======== Material supplied

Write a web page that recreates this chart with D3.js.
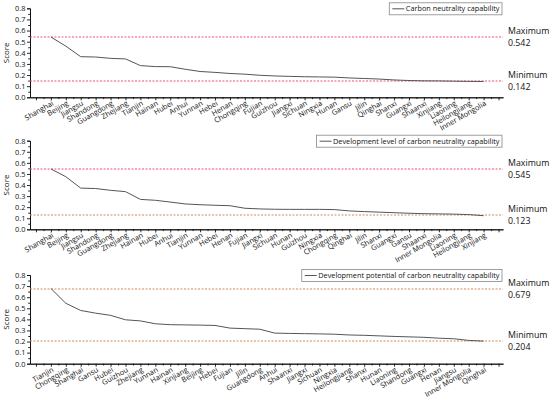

================
======== Material supplied

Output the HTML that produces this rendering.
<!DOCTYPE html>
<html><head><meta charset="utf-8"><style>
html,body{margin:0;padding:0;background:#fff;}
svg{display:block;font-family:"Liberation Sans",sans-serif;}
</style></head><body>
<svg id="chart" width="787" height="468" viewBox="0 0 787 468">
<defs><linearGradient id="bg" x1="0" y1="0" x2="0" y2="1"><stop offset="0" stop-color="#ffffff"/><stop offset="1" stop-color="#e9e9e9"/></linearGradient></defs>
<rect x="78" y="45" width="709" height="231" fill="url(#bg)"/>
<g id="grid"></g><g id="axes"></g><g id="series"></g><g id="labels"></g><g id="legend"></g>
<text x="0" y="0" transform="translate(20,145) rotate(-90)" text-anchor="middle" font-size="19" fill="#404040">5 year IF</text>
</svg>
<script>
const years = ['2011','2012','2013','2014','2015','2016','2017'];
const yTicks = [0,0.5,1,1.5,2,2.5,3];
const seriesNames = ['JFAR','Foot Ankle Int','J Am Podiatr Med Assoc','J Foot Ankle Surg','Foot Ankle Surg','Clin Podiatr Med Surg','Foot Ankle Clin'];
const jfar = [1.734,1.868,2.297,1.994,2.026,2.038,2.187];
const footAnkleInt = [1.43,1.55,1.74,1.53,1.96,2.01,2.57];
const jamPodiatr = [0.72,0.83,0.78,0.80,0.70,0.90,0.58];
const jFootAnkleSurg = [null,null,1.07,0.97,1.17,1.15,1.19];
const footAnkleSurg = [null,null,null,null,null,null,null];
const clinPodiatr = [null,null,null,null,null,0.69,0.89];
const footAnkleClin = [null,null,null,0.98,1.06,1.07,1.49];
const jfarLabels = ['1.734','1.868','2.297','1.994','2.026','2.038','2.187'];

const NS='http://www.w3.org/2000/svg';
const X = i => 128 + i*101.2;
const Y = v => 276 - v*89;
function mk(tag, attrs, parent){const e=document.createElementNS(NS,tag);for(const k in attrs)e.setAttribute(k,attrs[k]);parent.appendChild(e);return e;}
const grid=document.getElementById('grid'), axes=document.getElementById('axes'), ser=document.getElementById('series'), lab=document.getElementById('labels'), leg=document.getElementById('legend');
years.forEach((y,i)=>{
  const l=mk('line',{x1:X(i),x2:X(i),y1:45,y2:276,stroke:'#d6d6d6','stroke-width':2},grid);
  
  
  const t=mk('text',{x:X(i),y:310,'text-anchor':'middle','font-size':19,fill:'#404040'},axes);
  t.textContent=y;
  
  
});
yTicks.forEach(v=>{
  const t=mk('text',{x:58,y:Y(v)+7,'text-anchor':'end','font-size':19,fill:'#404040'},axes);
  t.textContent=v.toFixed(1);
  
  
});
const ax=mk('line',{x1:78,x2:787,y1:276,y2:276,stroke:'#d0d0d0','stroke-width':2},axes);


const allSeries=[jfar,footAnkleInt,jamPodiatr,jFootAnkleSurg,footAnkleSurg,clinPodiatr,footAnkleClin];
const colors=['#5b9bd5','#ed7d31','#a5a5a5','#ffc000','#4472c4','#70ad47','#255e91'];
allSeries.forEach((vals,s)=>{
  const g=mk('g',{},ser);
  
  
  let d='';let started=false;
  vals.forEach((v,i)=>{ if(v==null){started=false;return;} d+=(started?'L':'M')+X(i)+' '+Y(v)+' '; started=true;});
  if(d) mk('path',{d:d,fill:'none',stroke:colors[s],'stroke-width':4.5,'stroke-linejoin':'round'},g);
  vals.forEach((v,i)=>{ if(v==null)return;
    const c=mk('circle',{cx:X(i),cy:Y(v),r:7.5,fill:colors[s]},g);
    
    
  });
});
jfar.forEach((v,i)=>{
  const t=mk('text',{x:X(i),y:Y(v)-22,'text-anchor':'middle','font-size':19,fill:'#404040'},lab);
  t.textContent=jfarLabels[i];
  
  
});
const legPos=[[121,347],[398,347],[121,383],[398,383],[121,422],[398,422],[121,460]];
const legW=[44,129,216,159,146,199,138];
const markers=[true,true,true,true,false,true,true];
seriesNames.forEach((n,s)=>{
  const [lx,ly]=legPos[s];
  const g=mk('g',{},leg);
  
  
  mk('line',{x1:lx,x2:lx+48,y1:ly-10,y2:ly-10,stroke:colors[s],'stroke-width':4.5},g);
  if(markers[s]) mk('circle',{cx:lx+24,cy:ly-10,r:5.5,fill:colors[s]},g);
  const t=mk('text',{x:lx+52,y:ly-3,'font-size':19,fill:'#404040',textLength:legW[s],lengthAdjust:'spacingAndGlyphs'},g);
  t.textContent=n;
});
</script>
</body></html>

================
======== Material supplied

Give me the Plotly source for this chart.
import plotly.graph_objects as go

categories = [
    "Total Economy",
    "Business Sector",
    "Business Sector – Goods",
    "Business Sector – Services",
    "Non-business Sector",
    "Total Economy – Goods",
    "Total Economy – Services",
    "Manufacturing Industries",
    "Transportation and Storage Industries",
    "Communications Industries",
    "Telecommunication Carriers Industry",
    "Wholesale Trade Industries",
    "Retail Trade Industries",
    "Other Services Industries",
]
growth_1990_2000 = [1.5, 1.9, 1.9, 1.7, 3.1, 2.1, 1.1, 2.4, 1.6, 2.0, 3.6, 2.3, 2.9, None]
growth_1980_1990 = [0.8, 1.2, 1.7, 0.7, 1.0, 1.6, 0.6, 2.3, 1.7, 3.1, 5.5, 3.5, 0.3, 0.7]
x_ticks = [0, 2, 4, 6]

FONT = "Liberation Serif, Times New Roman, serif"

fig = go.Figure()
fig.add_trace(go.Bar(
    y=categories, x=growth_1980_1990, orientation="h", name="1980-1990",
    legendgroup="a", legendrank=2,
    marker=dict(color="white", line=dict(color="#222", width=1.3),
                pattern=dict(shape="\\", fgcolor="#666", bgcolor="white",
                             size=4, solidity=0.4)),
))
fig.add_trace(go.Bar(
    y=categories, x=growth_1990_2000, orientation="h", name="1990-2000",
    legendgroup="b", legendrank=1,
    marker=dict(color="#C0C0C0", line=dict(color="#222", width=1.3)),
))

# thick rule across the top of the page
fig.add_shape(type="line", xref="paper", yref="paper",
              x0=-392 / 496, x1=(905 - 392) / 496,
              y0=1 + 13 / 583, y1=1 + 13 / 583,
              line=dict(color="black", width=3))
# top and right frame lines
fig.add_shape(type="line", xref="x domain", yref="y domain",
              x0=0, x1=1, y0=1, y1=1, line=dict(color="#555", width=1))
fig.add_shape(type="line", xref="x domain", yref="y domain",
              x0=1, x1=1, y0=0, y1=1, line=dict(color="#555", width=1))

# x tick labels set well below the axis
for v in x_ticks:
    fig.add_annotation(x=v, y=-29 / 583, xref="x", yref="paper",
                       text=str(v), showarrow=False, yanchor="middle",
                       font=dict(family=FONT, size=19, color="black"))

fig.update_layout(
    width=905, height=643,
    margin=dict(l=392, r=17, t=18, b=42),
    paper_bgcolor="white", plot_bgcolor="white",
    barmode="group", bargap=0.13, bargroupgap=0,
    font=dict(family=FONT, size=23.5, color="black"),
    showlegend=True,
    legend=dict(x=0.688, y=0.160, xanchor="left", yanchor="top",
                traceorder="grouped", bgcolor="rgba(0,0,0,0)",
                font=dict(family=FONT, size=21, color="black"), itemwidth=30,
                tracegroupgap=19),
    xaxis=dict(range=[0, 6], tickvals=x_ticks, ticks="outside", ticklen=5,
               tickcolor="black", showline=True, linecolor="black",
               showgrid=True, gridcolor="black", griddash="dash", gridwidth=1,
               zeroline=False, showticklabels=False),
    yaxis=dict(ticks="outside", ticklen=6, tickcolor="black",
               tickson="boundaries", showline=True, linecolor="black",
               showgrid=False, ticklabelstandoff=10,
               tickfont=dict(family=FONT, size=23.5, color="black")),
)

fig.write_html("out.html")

================

(Task requirements) Above are the records; from them, give again exactly the lines from the one containing "Give me the Plotly source for this chart." through the one containing "Serif, Times New", both included.

(Expected output)
Give me the Plotly source for this chart.
import plotly.graph_objects as go

categories = [
    "Total Economy",
    "Business Sector",
    "Business Sector – Goods",
    "Business Sector – Services",
    "Non-business Sector",
    "Total Economy – Goods",
    "Total Economy – Services",
    "Manufacturing Industries",
    "Transportation and Storage Industries",
    "Communications Industries",
    "Telecommunication Carriers Industry",
    "Wholesale Trade Industries",
    "Retail Trade Industries",
    "Other Services Industries",
]
growth_1990_2000 = [1.5, 1.9, 1.9, 1.7, 3.1, 2.1, 1.1, 2.4, 1.6, 2.0, 3.6, 2.3, 2.9, None]
growth_1980_1990 = [0.8, 1.2, 1.7, 0.7, 1.0, 1.6, 0.6, 2.3, 1.7, 3.1, 5.5, 3.5, 0.3, 0.7]
x_ticks = [0, 2, 4, 6]

FONT = "Liberation Serif, Times New Roman, serif"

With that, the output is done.